Quem desmoralizou o CNMP, sua composição atual e atribuições, foram os próprios procuradores e sua atuação absolutamente corporativa em defesa de privilégios e vantagens, muitas ilegais, vergonhosas mordomias, salários acima do teto Constitucional, e, principalmente, o pacto de sangue de autoproteção e de impunidade para seus pares e iguais.

Onde estavam os subscritores do manifesto quando o STF, desconhecendo, como letra morta, a decisão do Constituinte de 88 que atribuiu a função de Polícia Judiciária da União e dos Estados e DF à Policia Federal e às Policias Civis (derrotando a proposta dos então procuradores que fosse o MP!) permitiu que o MP, além de atuar como acusador, passasse a investigar? E permitiu não só que os procuradores tivessem acesso aos famosos Guardiães, para escuta telefônica, como também criassem os famigerados PICs (Procedimentos Investigatórios Criminais), processos de investigação administrativos, sigilosos, criando um monstro, uma verdadeira polícia política, como vimos agora que a Lava Jato está exposta, à luz da verdade.

Não querem nem que ministros dos tribunais superiores tenham 3 assentos no CMMP, que o Congresso Nacional indique 3 integrantes desse conselho, a OAB indique 2, e que o próprio corregedor seja indicado, entre integrantes da carreira do MP, procuradores na ativa e aposentados, pelo Congresso. Insistem na tese que o CNMP tem como única função fiscalizar a conduta de seus integrantes, quando na prática tem poderes outros, particularmente de distribuir regiamente seu orçamento entre seus integrantes. Escondem a informação que os procuradores continuaram com maioria no novo CNMP de 17 cadeiras.
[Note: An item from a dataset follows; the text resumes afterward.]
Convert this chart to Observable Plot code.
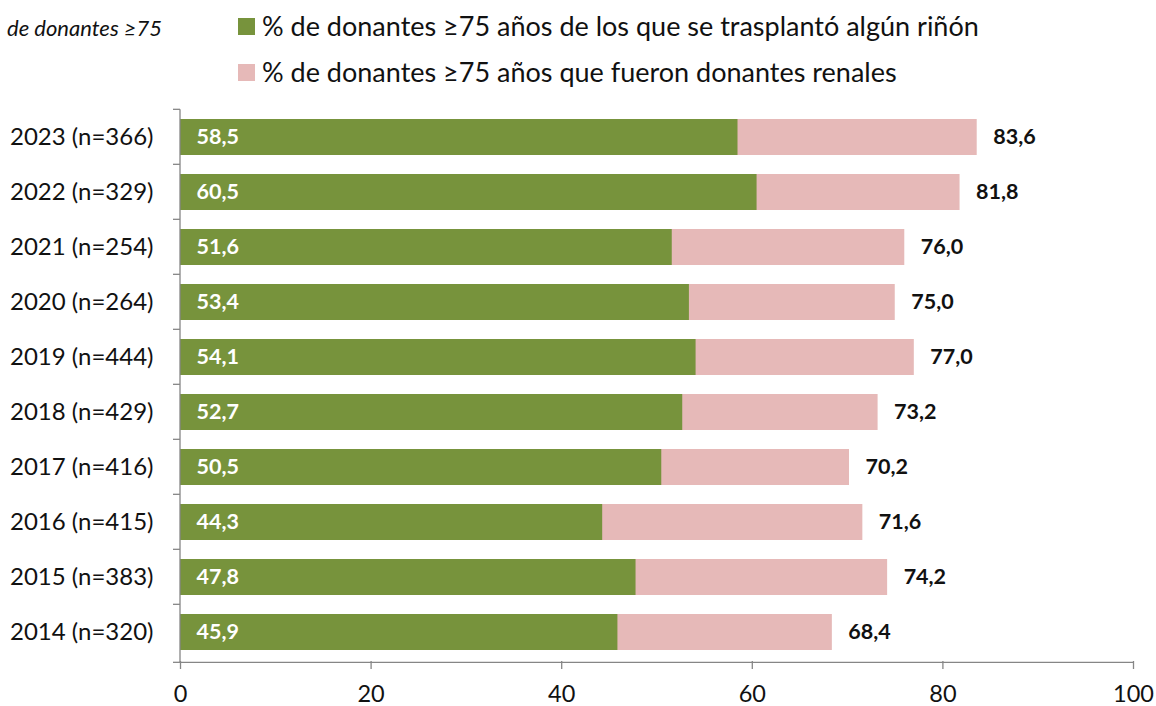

O cavalo de batalha dos procuradores é a chamada independência funcional do MP, que lhes garantiria, em tese, impunidade absoluta, já que seus atos não seriam passíveis de revisão, nem pelo CNMP, muito menos pelo PGR –que eles, não devemos esquecer, queriam indicar não apenas pela lista tríplice, mas pela obrigatoriedade do presidente da República de respeitar a lista e indicar o 1º colocado, o que é totalmente inconstitucional.

A proposta da PEC é muito próxima do que ocorre na prática: a punição disciplinar poderá vir acompanhada de uma revisão do ato ilícito, legitimando uma decorrência natural do processo disciplinar. Os atos administrativos que foram avaliados por correição disciplinar podem ser revogados pelo CNMP. Totalmente diferente do que propagam pela mídia, cúmplice e coautora das violações da Constituição da Lava Jato.

Escondem o fato principal: o único poder que não tem controle externo, é disso que se trata, é o MP! Sequer tem um código de ética (que, pela PEC, teriam que aprovar em 180 dias). Nenhum integrante do MP responde por improbidade. Suas decisões estão, na prática, acima da Constituição, inclusive quanto às regalias e privilégios. Não querem participação do Legislativo, que detém e expressa a soberania popular, no CNMP.

Querem, na prática, o poder político.

JOSÉ DIRCEU DE OLIVEIRA E SILVA, 75 anos, é advogado. Foi deputado estadual e federal pelo PT e ministro da Casa Civil (governo Lula). Foi condenado na Lava Jato a 32 anos e 1 mês de prisão e solto quando o STF proibiu prisões pós-condenação em 2ª Instância. Lançou em 2018 o 1º volume do livro “Zé Dirceu: Memórias”.